White House chief said to have been alerted on aide’s past
John Kelly was reportedly told about domestic violence allegations against Rob Porter
White House chief of staff John Kelly knew that President Donald Trump’s staff secretary had issues in his past possibly impeding a permanent security clearance before news reports this week on domestic violence allegations against the aide, people familiar with the matter said.
A deputy chief of staff, Joe Hagin, was concerned that Rob Porter hadn’t yet passed a background check more than a year into his tenure and briefed his boss, Mr Kelly, it was said. Mr Porter continued in his high-level job while his bosses waited for the conclusion of the staff secretary’s security clearance investigation, the people said.
Mr Kelly and Mr Hagin didn’t know the specific allegations against the staff secretary, the people said, but the chief of staff asked his deputy a few weeks ago to dig deeper into why there had been delays in background checks of certain key staff, including Mr Porter. Meanwhile, the Porter that Kelly and other top staff saw every day at the White House was excellent at his job and cordial to his colleagues.
“Kelly became fully aware about these allegations yesterday,” deputy White House press secretary Raj Shah told reporters at the White House on Thursday. “I’m not going to get into specifics about who may have known what pieces of information.”
The episode is another staffing embarrassment for Mr Trump and may threaten his chief of staff’s standing in the White House. Several aides and White House advisers expressed disgust and said Mr Kelly had failed the president if he knew about his aide’s history with his ex-wives and didn’t inform the president.
After issuing a complimentary statement on Mr Porter earlier on Wednesday, Mr Kelly said in the evening that he “was shocked by the new allegations released today. There is no place for domestic violence in our society.”
The president didn’t know about Mr Porter’s history with the two ex-wives before Tuesday, when the DailyMail.com approached the White House with details of an interview with one of the women, two White House officials said.
“He was saddened for all of the individuals involved,” Mr Shah said.
Mr Porter announced on Wednesday he would resign but without leaving the White House immediately. Realisation about the seriousness of the abuse allegations grew within the White House after The Intercept published an interview with a second ex-wife and a photo of what she said was a black eye inflicted by Mr Porter.
He denied both of the ex-wives’ allegations. His last day at the White House is now today.
“The allegations against Rob Porter are serious and deeply troubling,” Mr Shah said. “He did deny them. The incidents took place long before he joined the White House.”
Mr Porter’s title understates his significance in the White House. He served as a clearinghouse for paperwork coming in or out of the Oval Office, and he was an important influence on policy in his own right. Few aides enjoyed greater access to the Oval Office, or spent more time in the president’s company. He also played a vital role in helping Mr Kelly try to bring order to the White House.
Allegations of domestic violence can be grounds for the government to deny security clearances to aspiring officials. Yet Mr Porter had sat in on meetings of the National Security Council where top secret matters were discussed, according to three people familiar with the situation. Someone in his position would have had an interim clearance while the FBI conducted a background check, according to one official.

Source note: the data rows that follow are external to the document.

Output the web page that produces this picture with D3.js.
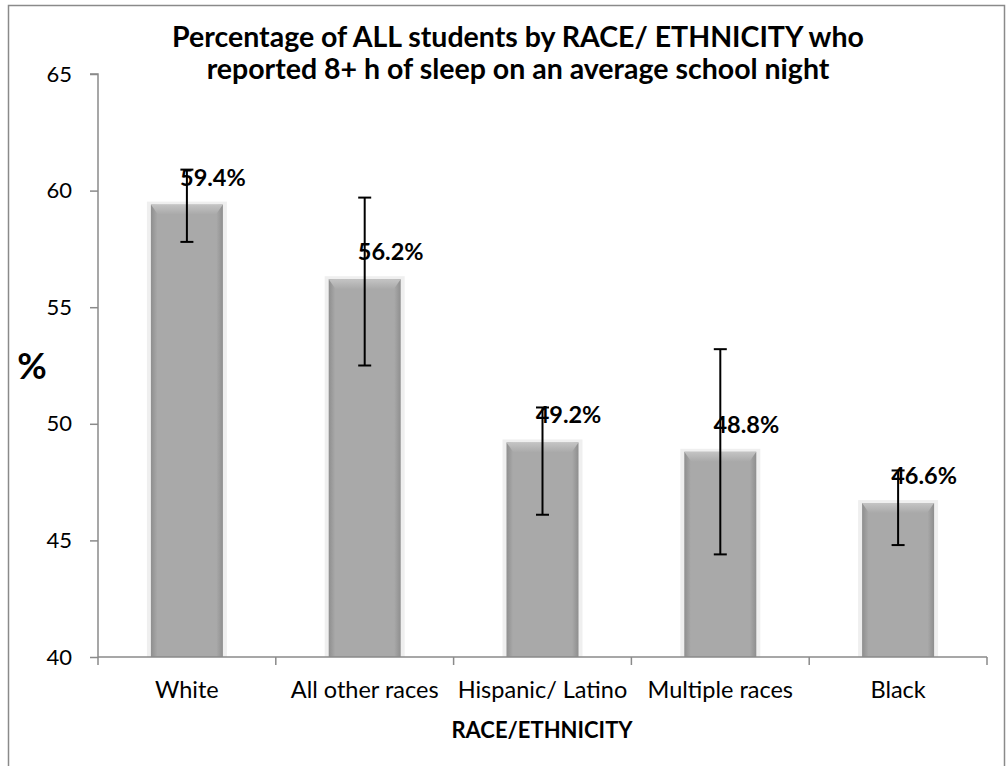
<!DOCTYPE html>
<html>
<head>
<meta charset="utf-8">
<script src="https://cdn.jsdelivr.net/npm/d3@7"></script>
<style>
html,body{margin:0;padding:0;background:#fff;}
svg{display:block;font-family:Lato,"Open Sans",sans-serif;}
</style>
</head>
<body>
<svg id="chart" width="1008" height="766"></svg>
<script>
const categories = ["White", "All other races", "Hispanic/ Latino", "Multiple races", "Black"];
const values = [59.4, 56.2, 49.2, 48.8, 46.6];
const lower = [57.8, 52.5, 46.1, 44.4, 44.8];
const upper = [60.9, 59.7, 50.7, 53.2, 48.0];
const yTicks = [40, 45, 50, 55, 60, 65];
const titleLines = ["Percentage of ALL students by RACE/ ETHNICITY who", "reported 8+ h of sleep on an average school night"];
const xTitle = "RACE/ETHNICITY";
const yTitle = "%";

const svg = d3.select("#chart");
const W = 1008, H = 766;
const m = {left: 98, right: 21, top: 74, bottom: 109};
const x = d3.scaleBand().domain(categories).range([m.left, W - m.right]).paddingInner(0).paddingOuter(0);
const y = d3.scaleLinear().domain([40, 65]).range([H - m.bottom, m.top]);

// outer frame
svg.append("rect").attr("x", 8.5).attr("y", 5.5).attr("width", 996).attr("height", 780)
  .attr("fill", "#fff").attr("stroke", "#8a8a8a").attr("stroke-width", 1.5);

const defs = svg.append("defs");
const hg = defs.append("linearGradient").attr("id", "hg").attr("x1", "0").attr("x2", "1").attr("y1", "0").attr("y2", "0");
[["0%", "#8e8e8e"], ["9%", "#a9a9a9"], ["91%", "#a9a9a9"], ["100%", "#8e8e8e"]].forEach(s => hg.append("stop").attr("offset", s[0]).attr("stop-color", s[1]));
const vg = defs.append("linearGradient").attr("id", "vg").attr("x1", "0").attr("x2", "0").attr("y1", "0").attr("y2", "1");
[["0%", "#c4c4c4"], ["100%", "#a9a9a9"]].forEach(s => vg.append("stop").attr("offset", s[0]).attr("stop-color", s[1]));

const barW = 72;
const g = svg.append("g");
const bars = g.selectAll("g.bar").data(categories).enter().append("g").attr("class", "bar");
bars.append("rect")
  .attr("x", (d) => x(d) + x.bandwidth() / 2 - barW / 2 - 4)
  .attr("y", (d, i) => y(values[i]) - 3)
  .attr("width", barW + 8)
  .attr("height", (d, i) => y(40) - y(values[i]) + 3)
  .attr("fill", "#efefef");
bars.append("rect")
  .attr("x", (d) => x(d) + x.bandwidth() / 2 - barW / 2)
  .attr("y", (d, i) => y(values[i]))
  .attr("width", barW)
  .attr("height", (d, i) => y(40) - y(values[i]))
  .attr("fill", "url(#hg)");
bars.append("path")
  .attr("d", (d, i) => {
    const x0 = x(d) + x.bandwidth() / 2 - barW / 2, x1 = x0 + barW, t = y(values[i]);
    return `M${x0},${t}L${x1},${t}L${x1 - 7},${t + 10}L${x0 + 7},${t + 10}Z`;
  })
  .attr("fill", "url(#vg)");

// axes
const yAxis = svg.append("g").attr("transform", `translate(${m.left},0)`)
  .call(d3.axisLeft(y).tickValues(yTicks).tickSize(8).tickPadding(18).tickFormat(d3.format("d")));
yAxis.select(".domain").attr("stroke", "#8a8a8a").attr("stroke-width", 1.5).attr("d", `M-8,${y(65)}H0V${y(40)}`);
yAxis.selectAll(".tick line").attr("stroke", "#8a8a8a").attr("stroke-width", 1.5);
yAxis.selectAll(".tick text").attr("font-size", 22).attr("fill", "#000").attr("font-family", "Lato, sans-serif");

const xAxisG = svg.append("g").attr("transform", `translate(0,${y(40)})`);
xAxisG.append("line").attr("x1", m.left).attr("x2", W - m.right).attr("stroke", "#8a8a8a").attr("stroke-width", 1.5);
const bounds = categories.map(d => x(d)).concat([x(categories[categories.length - 1]) + x.bandwidth()]);
xAxisG.selectAll("line.tk").data(bounds).enter().append("line").attr("class", "tk")
  .attr("x1", d => d).attr("x2", d => d).attr("y1", 0).attr("y2", 8)
  .attr("stroke", "#8a8a8a").attr("stroke-width", 1.5);
xAxisG.selectAll("text.cat").data(categories).enter().append("text").attr("class", "cat")
  .attr("x", d => x(d) + x.bandwidth() / 2).attr("y", 41)
  .attr("text-anchor", "middle").attr("font-size", 23.5).attr("fill", "#000").text(d => d);

// error bars
const eb = g.selectAll("g.eb").data(categories).enter().append("g").attr("class", "eb");
eb.append("line").attr("x1", d => x(d) + x.bandwidth() / 2).attr("x2", d => x(d) + x.bandwidth() / 2)
  .attr("y1", (d, i) => y(lower[i])).attr("y2", (d, i) => y(upper[i])).attr("stroke", "#000").attr("stroke-width", 2);
[lower, upper].forEach(arr => {
  eb.append("line").attr("x1", d => x(d) + x.bandwidth() / 2 - 6.5).attr("x2", d => x(d) + x.bandwidth() / 2 + 6.5)
    .attr("y1", (d, i) => y(arr[i])).attr("y2", (d, i) => y(arr[i])).attr("stroke", "#000").attr("stroke-width", 2);
});

// value labels
g.selectAll("text.val").data(categories).enter().append("text").attr("class", "val")
  .attr("x", d => x(d) + x.bandwidth() / 2 + 26)
  .attr("y", (d, i) => y(values[i]) - 19)
  .attr("text-anchor", "middle").attr("font-size", 23.5).attr("font-weight", "bold").attr("fill", "#000")
  .text((d, i) => values[i].toFixed(1) + "%");

// titles
svg.selectAll("text.title").data(titleLines).enter().append("text").attr("class", "title")
  .attr("x", 518).attr("y", (d, i) => 47 + i * 32)
  .attr("text-anchor", "middle").attr("font-size", 28.5).attr("font-weight", "bold").attr("fill", "#000").text(d => d);
svg.append("text").attr("x", 542).attr("y", 738).attr("text-anchor", "middle")
  .attr("font-size", 22).attr("font-weight", "bold").attr("fill", "#000").text(xTitle);
svg.append("text").attr("x", 32).attr("y", 379).attr("text-anchor", "middle")
  .attr("font-size", 36).attr("font-weight", "bold").attr("fill", "#000").text(yTitle);
</script>
</body>
</html>
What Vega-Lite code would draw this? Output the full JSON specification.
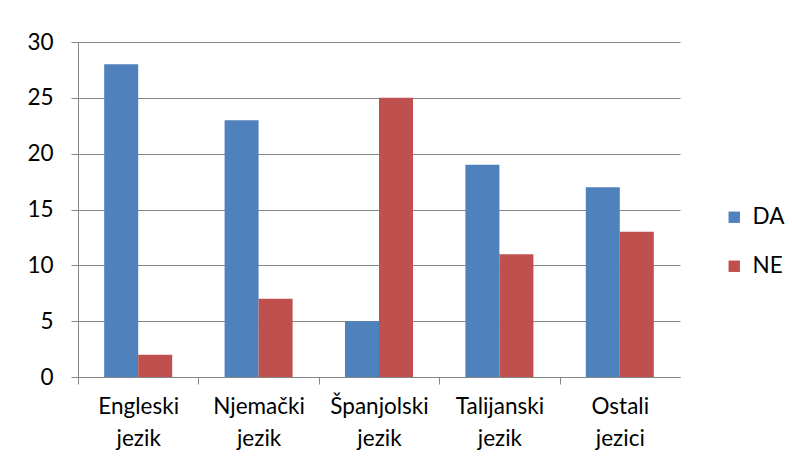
{
  "$schema": "https://vega.github.io/schema/vega-lite/v6.json",
  "autosize": {"type": "none"},
  "width": 602,
  "height": 335,
  "padding": {"left": 78, "top": 42, "right": 112, "bottom": 91},
  "background": "white",
  "data": {"values": [
    {"jezik": "Engleski jezik", "odgovor": "DA", "broj": 28},
    {"jezik": "Engleski jezik", "odgovor": "NE", "broj": 2},
    {"jezik": "Njemački jezik", "odgovor": "DA", "broj": 23},
    {"jezik": "Njemački jezik", "odgovor": "NE", "broj": 7},
    {"jezik": "Španjolski jezik", "odgovor": "DA", "broj": 5},
    {"jezik": "Španjolski jezik", "odgovor": "NE", "broj": 25},
    {"jezik": "Talijanski jezik", "odgovor": "DA", "broj": 19},
    {"jezik": "Talijanski jezik", "odgovor": "NE", "broj": 11},
    {"jezik": "Ostali jezici", "odgovor": "DA", "broj": 17},
    {"jezik": "Ostali jezici", "odgovor": "NE", "broj": 13}
  ]},
  "mark": {"type": "bar"},
  "encoding": {
    "x": {
      "field": "jezik", "type": "nominal", "sort": null,
      "scale": {"paddingInner": 0.435, "paddingOuter": 0.2175},
      "axis": {
        "title": null, "labelAngle": 0,
        "labelExpr": "split(datum.label, ' ')",
        "labelLineHeight": 32, "labelPadding": 11,
        "tickSize": 7, "tickOffset": -60.2, "labelOffset": 60.2, "tickColor": "#868686",
        "domainColor": "#868686", "labelFontSize": 22.5, "labelColor": "#000000",
        "labelFont": "Lato", "grid": false, "labelBaseline": "top"
      }
    },
    "xOffset": {"field": "odgovor", "type": "nominal", "scale": {"paddingInner": 0, "paddingOuter": 0}},
    "y": {
      "field": "broj", "type": "quantitative",
      "scale": {"domain": [0, 30]},
      "axis": {
        "title": null, "values": [0, 5, 10, 15, 20, 25, 30],
        "tickSize": 7, "labelPadding": 18, "tickColor": "#868686",
        "domainColor": "#868686", "gridColor": "#868686", "grid": true,
        "labelFontSize": 22.5, "labelFont": "Lato", "labelColor": "#000000"
      }
    },
    "color": {
      "field": "odgovor", "type": "nominal",
      "scale": {"domain": ["DA", "NE"], "range": ["#4F81BD", "#C0504D"]},
      "legend": {
        "title": null, "orient": "none", "legendX": 645, "legendY": 164,
        "symbolType": "square", "symbolSize": 130, "symbolStrokeWidth": 0,
        "rowPadding": 26, "labelFontSize": 22.5, "labelFont": "Lato",
        "labelColor": "#000000", "labelOffset": 7
      }
    }
  },
  "config": {"view": {"stroke": null}}
}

Senior staff at the White House apply for five-year clearances, and the process can be lengthy – some current officials are still waiting, aides said. Mr Porter never received a permanent clearance and his background investigation was ongoing when he resigned, Mr Shah said.
“The fact that Porter might have held a senior White House position without a security clearance is troubling and merits a full investigation,” said Chris Lu, former cabinet secretary under President Barack Obama and senior fellow at the University of Virginia Miller Center. “I’ve lost count as to how many Trump appointees have been sidelined because of their past views or conduct. But this is further evidence of a non-existent vetting process.”